## REQUIRED WORK
Say how many lines contain the word "image". Only the number should be given.
[Begin INPUT ROWS]
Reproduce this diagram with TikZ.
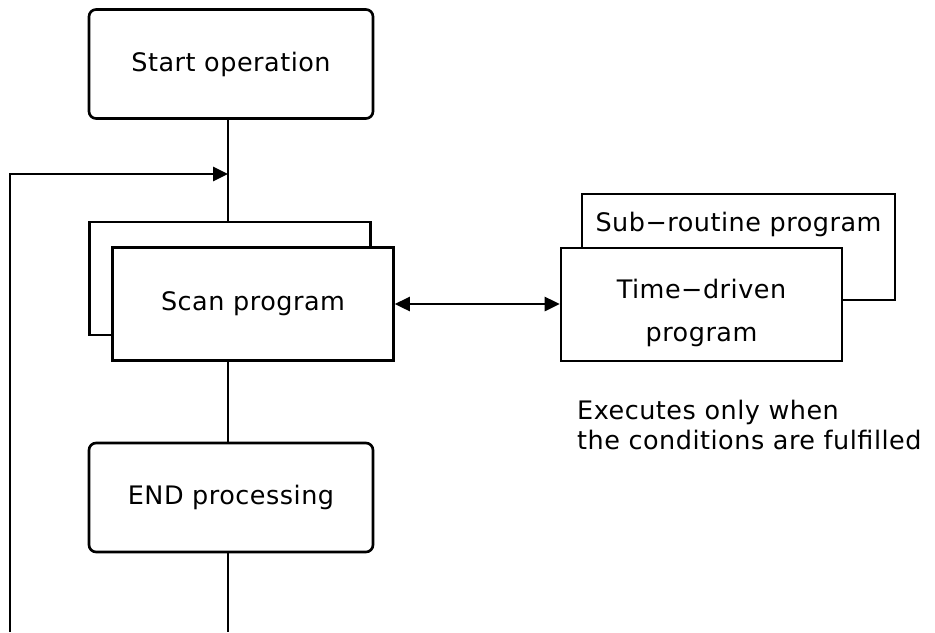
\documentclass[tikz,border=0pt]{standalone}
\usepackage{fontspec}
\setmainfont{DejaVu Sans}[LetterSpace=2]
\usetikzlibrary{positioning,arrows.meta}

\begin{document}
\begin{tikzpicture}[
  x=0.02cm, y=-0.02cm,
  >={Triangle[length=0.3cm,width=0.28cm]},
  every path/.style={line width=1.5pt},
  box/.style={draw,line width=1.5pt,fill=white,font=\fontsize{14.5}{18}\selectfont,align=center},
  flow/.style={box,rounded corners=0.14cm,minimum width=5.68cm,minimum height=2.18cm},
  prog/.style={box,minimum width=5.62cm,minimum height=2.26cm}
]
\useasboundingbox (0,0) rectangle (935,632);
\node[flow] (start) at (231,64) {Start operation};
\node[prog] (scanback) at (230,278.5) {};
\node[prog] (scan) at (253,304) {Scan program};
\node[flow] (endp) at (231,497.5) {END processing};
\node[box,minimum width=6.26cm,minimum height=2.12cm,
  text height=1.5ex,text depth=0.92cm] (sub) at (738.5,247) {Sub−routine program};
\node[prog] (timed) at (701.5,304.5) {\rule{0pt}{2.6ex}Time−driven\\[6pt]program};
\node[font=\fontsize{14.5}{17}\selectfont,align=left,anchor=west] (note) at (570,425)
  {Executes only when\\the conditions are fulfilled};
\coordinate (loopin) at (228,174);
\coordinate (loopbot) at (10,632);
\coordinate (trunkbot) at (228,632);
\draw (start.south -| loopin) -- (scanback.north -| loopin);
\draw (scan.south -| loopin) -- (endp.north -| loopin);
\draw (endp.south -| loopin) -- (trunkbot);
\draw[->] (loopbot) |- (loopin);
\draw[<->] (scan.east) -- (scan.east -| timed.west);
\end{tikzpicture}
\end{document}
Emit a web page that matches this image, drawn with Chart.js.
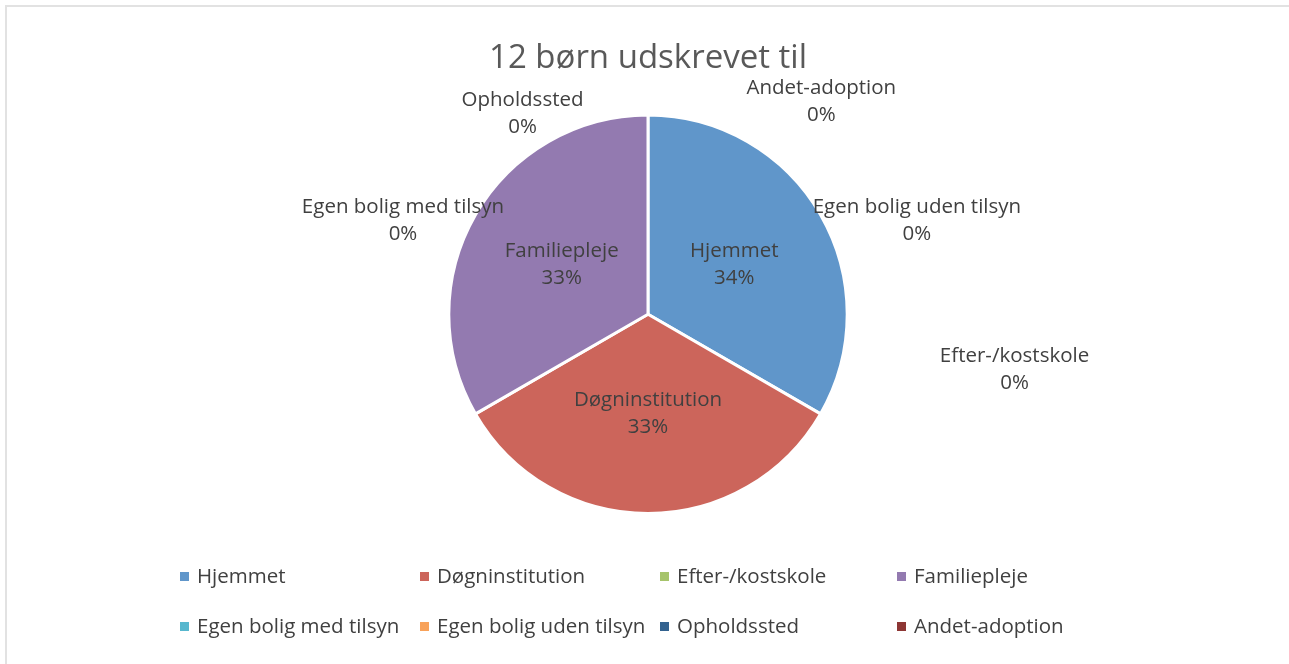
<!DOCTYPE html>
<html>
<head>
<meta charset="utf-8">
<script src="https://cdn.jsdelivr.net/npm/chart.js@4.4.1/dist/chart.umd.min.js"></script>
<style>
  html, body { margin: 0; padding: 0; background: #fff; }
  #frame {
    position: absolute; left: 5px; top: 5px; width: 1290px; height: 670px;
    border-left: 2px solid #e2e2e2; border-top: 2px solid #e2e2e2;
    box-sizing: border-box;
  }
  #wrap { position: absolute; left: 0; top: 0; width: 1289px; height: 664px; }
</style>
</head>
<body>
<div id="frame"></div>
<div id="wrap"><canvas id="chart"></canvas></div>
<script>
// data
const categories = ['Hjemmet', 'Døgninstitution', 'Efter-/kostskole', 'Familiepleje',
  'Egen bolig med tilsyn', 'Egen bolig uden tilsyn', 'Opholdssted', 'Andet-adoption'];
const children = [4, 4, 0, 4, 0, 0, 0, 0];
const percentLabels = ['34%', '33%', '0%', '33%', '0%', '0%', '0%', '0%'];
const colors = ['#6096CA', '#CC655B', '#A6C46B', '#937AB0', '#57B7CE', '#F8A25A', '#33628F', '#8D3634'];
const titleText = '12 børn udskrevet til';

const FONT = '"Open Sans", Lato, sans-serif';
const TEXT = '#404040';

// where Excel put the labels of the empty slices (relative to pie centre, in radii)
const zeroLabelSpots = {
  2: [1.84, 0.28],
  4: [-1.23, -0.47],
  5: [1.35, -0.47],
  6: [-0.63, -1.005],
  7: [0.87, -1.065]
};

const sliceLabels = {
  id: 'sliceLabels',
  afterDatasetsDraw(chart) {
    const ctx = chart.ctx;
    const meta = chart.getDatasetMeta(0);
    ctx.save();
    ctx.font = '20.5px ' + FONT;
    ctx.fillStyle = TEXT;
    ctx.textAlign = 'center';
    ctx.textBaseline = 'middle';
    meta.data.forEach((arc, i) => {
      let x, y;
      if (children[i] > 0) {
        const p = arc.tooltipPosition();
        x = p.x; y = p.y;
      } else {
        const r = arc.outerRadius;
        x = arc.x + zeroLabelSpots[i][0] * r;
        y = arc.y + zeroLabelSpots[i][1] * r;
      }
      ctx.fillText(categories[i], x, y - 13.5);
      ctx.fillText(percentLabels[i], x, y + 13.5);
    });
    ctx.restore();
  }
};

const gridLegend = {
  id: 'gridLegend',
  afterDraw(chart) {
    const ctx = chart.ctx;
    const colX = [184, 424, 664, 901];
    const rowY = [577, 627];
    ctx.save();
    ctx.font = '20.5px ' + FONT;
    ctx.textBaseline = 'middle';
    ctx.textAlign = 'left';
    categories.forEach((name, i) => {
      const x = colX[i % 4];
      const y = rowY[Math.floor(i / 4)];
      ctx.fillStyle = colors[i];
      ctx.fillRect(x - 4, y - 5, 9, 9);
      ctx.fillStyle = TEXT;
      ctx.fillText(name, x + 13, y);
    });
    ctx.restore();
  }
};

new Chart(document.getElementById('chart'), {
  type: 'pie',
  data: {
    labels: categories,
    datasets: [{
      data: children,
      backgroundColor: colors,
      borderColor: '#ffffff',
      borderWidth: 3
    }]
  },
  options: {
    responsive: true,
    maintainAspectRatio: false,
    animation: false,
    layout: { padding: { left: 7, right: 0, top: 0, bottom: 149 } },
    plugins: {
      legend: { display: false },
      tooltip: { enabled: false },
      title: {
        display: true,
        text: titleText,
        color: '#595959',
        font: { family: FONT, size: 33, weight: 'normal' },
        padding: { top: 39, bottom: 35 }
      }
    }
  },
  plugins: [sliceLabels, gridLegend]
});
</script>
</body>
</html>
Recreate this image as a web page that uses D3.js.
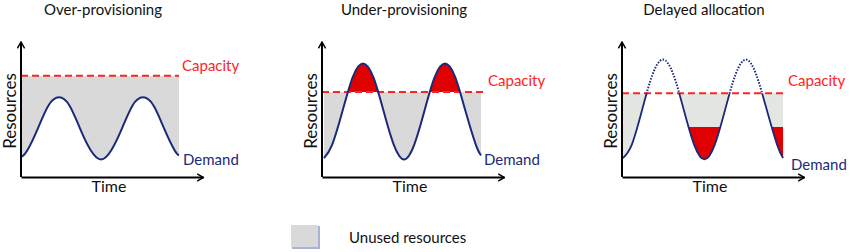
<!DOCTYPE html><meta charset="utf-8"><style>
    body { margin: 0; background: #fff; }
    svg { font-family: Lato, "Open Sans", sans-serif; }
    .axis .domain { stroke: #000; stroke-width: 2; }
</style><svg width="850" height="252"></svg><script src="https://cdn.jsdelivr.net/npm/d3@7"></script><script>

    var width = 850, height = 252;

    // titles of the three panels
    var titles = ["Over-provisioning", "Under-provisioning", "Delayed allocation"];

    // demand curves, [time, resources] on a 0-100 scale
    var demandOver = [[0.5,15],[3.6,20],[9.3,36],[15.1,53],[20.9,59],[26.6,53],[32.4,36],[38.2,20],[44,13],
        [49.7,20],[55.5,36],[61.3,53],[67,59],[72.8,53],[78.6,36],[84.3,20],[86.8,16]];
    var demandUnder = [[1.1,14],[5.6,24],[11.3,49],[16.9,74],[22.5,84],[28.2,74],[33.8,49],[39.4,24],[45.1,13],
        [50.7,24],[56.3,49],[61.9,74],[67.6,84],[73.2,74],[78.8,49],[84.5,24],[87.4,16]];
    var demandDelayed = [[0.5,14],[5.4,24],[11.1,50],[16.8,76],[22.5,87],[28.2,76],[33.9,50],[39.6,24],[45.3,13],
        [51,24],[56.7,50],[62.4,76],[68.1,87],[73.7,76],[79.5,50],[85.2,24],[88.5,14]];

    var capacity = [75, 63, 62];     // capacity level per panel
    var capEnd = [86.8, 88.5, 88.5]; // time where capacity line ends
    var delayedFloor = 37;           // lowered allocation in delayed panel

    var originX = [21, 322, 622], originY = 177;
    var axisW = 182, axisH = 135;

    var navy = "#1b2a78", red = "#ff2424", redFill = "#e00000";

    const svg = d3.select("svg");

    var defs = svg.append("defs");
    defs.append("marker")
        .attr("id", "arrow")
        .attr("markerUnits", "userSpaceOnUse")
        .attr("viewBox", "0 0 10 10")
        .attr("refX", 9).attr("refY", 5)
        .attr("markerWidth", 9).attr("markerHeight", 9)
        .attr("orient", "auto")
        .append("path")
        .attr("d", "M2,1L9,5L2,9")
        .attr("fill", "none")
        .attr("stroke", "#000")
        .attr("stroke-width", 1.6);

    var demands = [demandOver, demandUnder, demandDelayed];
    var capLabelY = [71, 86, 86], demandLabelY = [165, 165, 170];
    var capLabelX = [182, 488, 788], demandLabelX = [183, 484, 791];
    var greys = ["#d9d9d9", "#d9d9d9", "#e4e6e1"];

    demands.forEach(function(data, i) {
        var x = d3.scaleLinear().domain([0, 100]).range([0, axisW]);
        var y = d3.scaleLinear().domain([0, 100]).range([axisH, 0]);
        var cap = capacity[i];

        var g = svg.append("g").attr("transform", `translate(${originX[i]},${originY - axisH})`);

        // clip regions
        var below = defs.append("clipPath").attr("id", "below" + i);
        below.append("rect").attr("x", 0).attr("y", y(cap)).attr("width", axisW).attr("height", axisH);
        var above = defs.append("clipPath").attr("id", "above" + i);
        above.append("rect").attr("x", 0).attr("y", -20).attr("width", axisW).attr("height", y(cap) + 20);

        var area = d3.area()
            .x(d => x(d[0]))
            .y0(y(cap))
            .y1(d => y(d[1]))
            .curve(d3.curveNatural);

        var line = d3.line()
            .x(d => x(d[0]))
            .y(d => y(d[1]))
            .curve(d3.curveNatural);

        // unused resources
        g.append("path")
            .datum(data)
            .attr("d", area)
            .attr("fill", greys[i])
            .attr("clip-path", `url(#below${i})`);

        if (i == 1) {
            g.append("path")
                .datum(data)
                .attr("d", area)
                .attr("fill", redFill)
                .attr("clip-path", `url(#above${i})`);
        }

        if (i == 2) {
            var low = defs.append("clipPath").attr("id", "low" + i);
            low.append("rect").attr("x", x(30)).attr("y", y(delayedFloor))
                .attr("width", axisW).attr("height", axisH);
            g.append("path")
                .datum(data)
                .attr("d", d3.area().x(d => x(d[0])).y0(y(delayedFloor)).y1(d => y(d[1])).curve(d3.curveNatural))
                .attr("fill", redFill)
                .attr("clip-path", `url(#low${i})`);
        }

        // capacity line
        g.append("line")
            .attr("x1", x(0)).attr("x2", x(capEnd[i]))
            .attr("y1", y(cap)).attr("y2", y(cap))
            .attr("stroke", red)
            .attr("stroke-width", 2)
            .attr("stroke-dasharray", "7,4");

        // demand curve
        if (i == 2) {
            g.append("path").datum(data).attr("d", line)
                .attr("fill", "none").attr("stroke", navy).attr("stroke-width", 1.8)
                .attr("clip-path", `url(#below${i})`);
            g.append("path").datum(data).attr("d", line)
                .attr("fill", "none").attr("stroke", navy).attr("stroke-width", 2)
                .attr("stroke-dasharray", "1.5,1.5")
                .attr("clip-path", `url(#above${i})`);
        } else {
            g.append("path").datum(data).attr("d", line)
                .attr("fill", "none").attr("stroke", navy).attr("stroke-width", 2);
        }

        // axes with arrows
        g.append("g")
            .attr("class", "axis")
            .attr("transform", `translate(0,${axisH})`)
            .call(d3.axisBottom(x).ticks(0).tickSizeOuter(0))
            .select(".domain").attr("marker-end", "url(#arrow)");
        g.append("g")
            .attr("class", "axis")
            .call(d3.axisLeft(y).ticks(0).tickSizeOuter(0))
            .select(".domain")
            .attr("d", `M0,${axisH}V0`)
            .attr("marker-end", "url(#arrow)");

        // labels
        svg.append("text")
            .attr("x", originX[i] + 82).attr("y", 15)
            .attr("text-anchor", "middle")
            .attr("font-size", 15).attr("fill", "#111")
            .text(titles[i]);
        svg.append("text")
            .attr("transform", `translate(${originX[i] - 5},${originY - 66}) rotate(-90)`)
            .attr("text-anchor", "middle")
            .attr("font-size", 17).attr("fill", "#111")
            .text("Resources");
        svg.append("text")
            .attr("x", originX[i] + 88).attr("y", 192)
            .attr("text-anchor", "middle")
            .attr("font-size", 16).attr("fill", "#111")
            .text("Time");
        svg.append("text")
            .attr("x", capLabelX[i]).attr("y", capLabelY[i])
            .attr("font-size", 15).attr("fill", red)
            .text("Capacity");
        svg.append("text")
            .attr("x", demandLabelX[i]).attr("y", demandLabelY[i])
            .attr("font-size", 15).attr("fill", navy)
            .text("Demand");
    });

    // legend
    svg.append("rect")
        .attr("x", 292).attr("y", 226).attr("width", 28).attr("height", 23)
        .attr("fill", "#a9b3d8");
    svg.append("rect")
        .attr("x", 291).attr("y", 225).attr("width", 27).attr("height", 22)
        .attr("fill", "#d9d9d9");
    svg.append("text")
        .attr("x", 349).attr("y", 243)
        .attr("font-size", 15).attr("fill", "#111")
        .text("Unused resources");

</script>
[End INPUT ROWS]
## COMPLETED TASK
2